In its place, RISE aims to reclaim the role of men by helping each participant become a better husband, father, son and brother and to embrace his own vulnerability – something organizers say men are reluctant to do.
“RISE is like a B12 shot for men,” Donaghy said. “RISE is trying to say this drive, this power, this strength isn’t evil. It’s meant for good and it’s meant to be gifted. Be strong. Be a force. But not for the building up of your own kingdom. RISE is calling men to be servant leaders and ultimately like Christ, the God hero who gave His life for his bride, the Church. When we see that kind of masculinity lived, it’s going to be so fruitful.”
In the first video, Stefanik addresses how men have become emasculated.
“Our culture has sort of become one of ‘Take your deep voice and your gross testosterone somewhere else; we don’t need it,’ so men are simply just checked out,” said Edwards, a support specialist with RISE.
“For the last 20 or 30 years in the Church, women have taken over the roles that men had. God made men to be spiritual leaders of the family, to lead your children, lead your wife, to be that pillar in the Church.
“We want men to embrace their roles as men so they can become on fire and start being active members of their parish. If the father is not engaging in the spiritual life, not leading the family, not being an example of a strong Catholic person of faith, then it leaves a void there.”
Earlier in his own RISE Challenge last March, Edwards recalls it was 4 a.m. and he couldn’t sleep, so he went online and watched the first video. The questions it raised had a profound impact that night.
“When was the last time you appreciated your wife? When have you appreciated her other than Valentine’s Day, Christmas, or birthday or when you wanted her to go to bed with you?” said Edwards.
“I thought, ‘What a jerk I am! This woman stayed with me when she didn’t have to.’”
Before going to work, and before his wife got up, Edwards left her a note on a mirror saying “I think you’re beautiful even when you don’t,” and others on the refrigerator and the steering wheel of their van about how much he appreciated her.
“She called me at work and said, ‘What is going on?’ It completely changed the relationship I had with my wife. A three-minute video from Chris Stefanik made me realize what a jerk I had been.”
The RISE program also challenges men to reflect on their relationship with their children. Do they bring their problems at work and in life home with them and transfer them to their kids? Or are they husbands and fathers who are present for their families?

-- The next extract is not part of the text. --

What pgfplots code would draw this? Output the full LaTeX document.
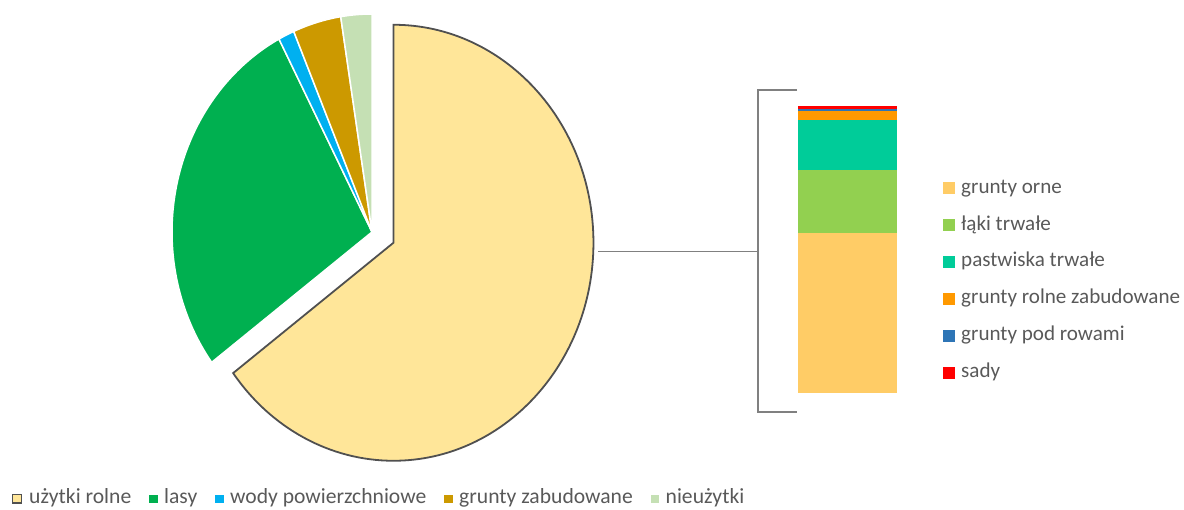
\documentclass[border=0pt]{standalone}
\usepackage{fontspec}
\setmainfont{Carlito}
\usepackage{pgfplots}
\usepackage{pgfplotstable}
\pgfplotsset{compat=1.18}

\definecolor{cUz}{HTML}{FFE699}
\definecolor{cLasy}{HTML}{00B050}
\definecolor{cWody}{HTML}{00B0F0}
\definecolor{cZab}{HTML}{CC9900}
\definecolor{cNieuz}{HTML}{C5E0B4}
\definecolor{cOrne}{HTML}{FFCC66}
\definecolor{cLaki}{HTML}{92D050}
\definecolor{cPast}{HTML}{00CC99}
\definecolor{cRolZab}{HTML}{FF9900}
\definecolor{cRow}{HTML}{2E75B6}
\definecolor{cSady}{HTML}{FF0000}
\definecolor{txt}{HTML}{595959}
\definecolor{lin}{HTML}{808080}
\definecolor{brd}{HTML}{505050}

\pgfplotstableread{
name value
uzytki 64.8
lasy 27.5
wody 1.3
zabud 3.9
nieuz 2.5
}\piedata

\pgfplotstableread{
x orne laki past rolzab rowami sady
0 55.8 22.0 17.4 3.2 0.7 0.9
}\bardata

% cumulative angles (clockwise from 12 o'clock)
\pgfplotstablegetelem{0}{value}\of\piedata
\pgfmathsetmacro\aA{90-3.6*\pgfplotsretval}
\pgfplotstablegetelem{1}{value}\of\piedata
\pgfmathsetmacro\aB{\aA-3.6*\pgfplotsretval}
\pgfplotstablegetelem{2}{value}\of\piedata
\pgfmathsetmacro\aC{\aB-3.6*\pgfplotsretval}
\pgfplotstablegetelem{3}{value}\of\piedata
\pgfmathsetmacro\aD{\aC-3.6*\pgfplotsretval}
\pgfplotstablegetelem{4}{value}\of\piedata
\pgfmathsetmacro\aE{\aD-3.6*\pgfplotsretval}
\pgfmathsetmacro\aMid{(90+\aA)/2}
\def\cx{372}
\def\cy{277}
\pgfmathsetmacro\cxE{\cx+24*cos(\aMid)}
\pgfmathsetmacro\cyE{\cy+24*sin(\aMid)}

\begin{document}
\begin{tikzpicture}
\useasboundingbox (0,0) rectangle (1184pt,509pt);
\begin{axis}[
  at={(0pt,0pt)}, anchor=south west,
  x=1pt, y=1pt,
  xmin=0, xmax=1184, ymin=0, ymax=509,
  hide axis, clip=false,
  legend columns=5,
  legend style={
    at={(axis description cs:0.0101,0.0206)}, anchor=west,
    draw=none, fill=none, inner sep=0pt,
    font=\fontsize{21.6}{25}\selectfont, text=txt,
    nodes={inner sep=0pt, text height=10pt, text depth=0pt},
    /tikz/every odd column/.append style={column sep=7pt},
    /tikz/every even column/.append style={column sep=18pt},
  },
  legend cell align=left,
]
% main pie slices
\fill[cLasy, draw=white, line width=1.5pt] (axis cs:\cx,\cy) -- ++(\aA:200pt and 218pt)
   arc[start angle=\aA, end angle=\aB, x radius=200pt, y radius=218pt] -- cycle;
\fill[cWody, draw=white, line width=1.5pt] (axis cs:\cx,\cy) -- ++(\aB:200pt and 218pt)
   arc[start angle=\aB, end angle=\aC, x radius=200pt, y radius=218pt] -- cycle;
\fill[cZab, draw=white, line width=1.5pt] (axis cs:\cx,\cy) -- ++(\aC:200pt and 218pt)
   arc[start angle=\aC, end angle=\aD, x radius=200pt, y radius=218pt] -- cycle;
\fill[cNieuz, draw=white, line width=1.5pt] (axis cs:\cx,\cy) -- ++(\aD:200pt and 218pt)
   arc[start angle=\aD, end angle=\aE, x radius=200pt, y radius=218pt] -- cycle;
% exploded slice
\filldraw[fill=cUz, draw=brd, line width=1.8pt, line join=miter] (axis cs:\cxE,\cyE) -- ++(90:200pt and 218pt)
   arc[start angle=90, end angle=\aA, x radius=200pt, y radius=218pt] -- cycle;
% connector + bracket
\draw[lin, line width=1.3pt] (axis cs:598,257.3) -- (axis cs:758,257.3);
\draw[lin, line width=1.3pt] (axis cs:797,419) -- (axis cs:758,419) -- (axis cs:758,97) -- (axis cs:797,97);

\addlegendimage{legend image code/.code={\filldraw[fill=cUz, draw=brd, line width=1.2pt] (0.6pt,-4.4pt) rectangle (9.4pt,4.4pt);}}
\addlegendentry{użytki rolne}
\addlegendimage{legend image code/.code={\fill[cLasy] (0pt,-3.7pt) rectangle (7.5pt,3.7pt);}}
\addlegendentry{lasy}
\addlegendimage{legend image code/.code={\fill[cWody] (0pt,-3.7pt) rectangle (7.5pt,3.7pt);}}
\addlegendentry{wody powierzchniowe}
\addlegendimage{legend image code/.code={\fill[cZab] (0pt,-3.7pt) rectangle (7.5pt,3.7pt);}}
\addlegendentry{grunty zabudowane}
\addlegendimage{legend image code/.code={\fill[cNieuz] (0pt,-3.7pt) rectangle (7.5pt,3.7pt);}}
\addlegendentry{nieużytki}
\end{axis}

\begin{axis}[
  at={(798pt,115.7pt)}, anchor=south west,
  scale only axis, width=99pt, height=287.3pt,
  xmin=-0.5, xmax=0.5, ymin=0, ymax=100,
  hide axis, clip=false,
  ybar stacked, bar width=99pt,
  legend cell align=left,
  legend image code/.code={\fill[#1,draw=none] (0pt,-6pt) rectangle (12pt,6pt);},
  legend style={
    at={(axis description cs:1.4646,0.393)}, anchor=west,
    draw=none, fill=none, inner sep=0pt,
    font=\fontsize{21.1}{25}\selectfont, text=txt,
    row sep=24.9pt,
    nodes={inner sep=0pt, text height=10pt, text depth=0pt},
    /tikz/every odd column/.append style={column sep=6pt},
  },
]
\addplot[fill=cOrne, draw=none] table[x=x, y=orne]{\bardata};
\addlegendentry{grunty orne}
\addplot[fill=cLaki, draw=none] table[x=x, y=laki]{\bardata};
\addlegendentry{łąki trwałe}
\addplot[fill=cPast, draw=none] table[x=x, y=past]{\bardata};
\addlegendentry{pastwiska trwałe}
\addplot[fill=cRolZab, draw=none] table[x=x, y=rolzab]{\bardata};
\addlegendentry{grunty rolne zabudowane}
\addplot[fill=cRow, draw=none] table[x=x, y=rowami]{\bardata};
\addlegendentry{grunty pod rowami}
\addplot[fill=cSady, draw=none] table[x=x, y=sady]{\bardata};
\addlegendentry{sady}
\end{axis}
\end{tikzpicture}
\end{document}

“We’re not even needed to have children, thanks to science, anymore,” Edwards said. “Is it any wonder why so many men in the world and in the Catholic Church have checked out?
“Most men try to fill their lives with other things, whether its addictions, pornography, alcohol, drugs, work, being a gym rat, whatever it may be. Guys are constantly trying to find that one thing in their life that’s going to make them happy, and most of them don’t realize it’s God that’s missing in our life.”
In addition to individual spiritual growth, organizers say the RISE helps connect participants with each other, to be open and vulnerable, and to share questions about faith, family and the role of men.
“Most men, in their lives, don’t have authentic true friendship,” Edwards explained. “They are going through life with all of these hurts and these pains and their not sharing it with anyone. God made to work in brotherhood, not alone, not to be silos.”
Maurice Beier, chair of Catholic Family Ministries, said that was one of the main reasons why organizers invited the RISE Challenge to this year’s Men of Integrity Conference. They wanted the effect of the men’s conference to last beyond a single event.
“It’s something we always wanted to do, to do a follow-up,” Beier said. “We want men to be engaged and committed, to develop friendships in a deeper way.”